Secrets                            8/30/2012

As we digest the twists and turns surrounding the matter of US secrets and the people who have made some of them public, we might remember the men who framed the Bill of Rights and the philosophy they enshrined in it.  The devotees of the Enlightenment, like Jefferson and Madison, held that an indispensible feature of any democracy must be that the People know what the government is doing in their name, so as to hold them accountable for it at the ballot box.  By contrast, the Fourth Amendment guaranteed them privacy in their actions, except for the times when there was reasonable cause to belief that they were violating the laws. These two ways of dealing with secrets were intrinsic parts of their framing of the responsibilities that the democratic state and its people owed each other. When Wikileaks told all who were interested about the lies our government told the world about why we were about to go to war in Iraq, Americans ignorant of Enlightenment philosophy screamed for blood, with many crying out for foreigners involved to be captured and tried for treason, a capital offense. But when Hillary, who had stood first in her class at Yale Law School, joined the jackals, I was glad that I had not chosen to ride her bandwagon. What greater function for subtle higher education than to tame the blood-lust of those who imagine that the privileges of their faction is more important than the duties that advanced thinking lays upon learned people in supporting democracy?


Monday, August 13, 2012

August 16th, 2012


Around the world, it seems, the pundits are gathering to say that Romney’s choice of Paul Ryan for VP will gain him little and lose him much. I must say that when the opinion comes from The Guardian of London, there is a strong smell of wishful thinking about it. And a similar caveat attends the same analysis when the domestic press reports a similar opinion among the Dems. We must all remember that sort of thinking attending the candidacies of Reagan and Baby Bush.  There was disbelief attending those elections.

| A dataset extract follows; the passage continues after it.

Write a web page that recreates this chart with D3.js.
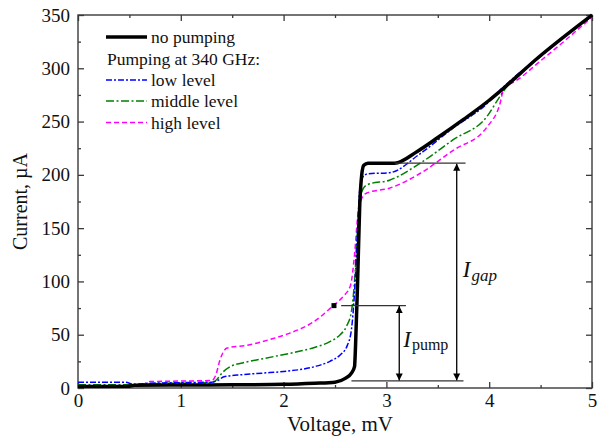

Given the effectiveness of the billionaires in buying slick PR for Walker, a man without much to be admired, the cheers of the liberals need to be taken with plenty of salt.  So be careful how casually one might dismiss the salesmanship of a billion dollars of TV time in analyzing the potential attraction of a good-looking young man with the heavy cannons of Madison Ave behind him. Still, I hope that the views of those who won the day for JFK may overcome the ads late in the day that proved effective for Walker.  We may not know what swung the day for that empty-headed young drop-out from Milwaukee. I hope that we will find the way to neutralize the poison loosed in our body politic by those like those from the professional liars bought for the defeat of John Kerry.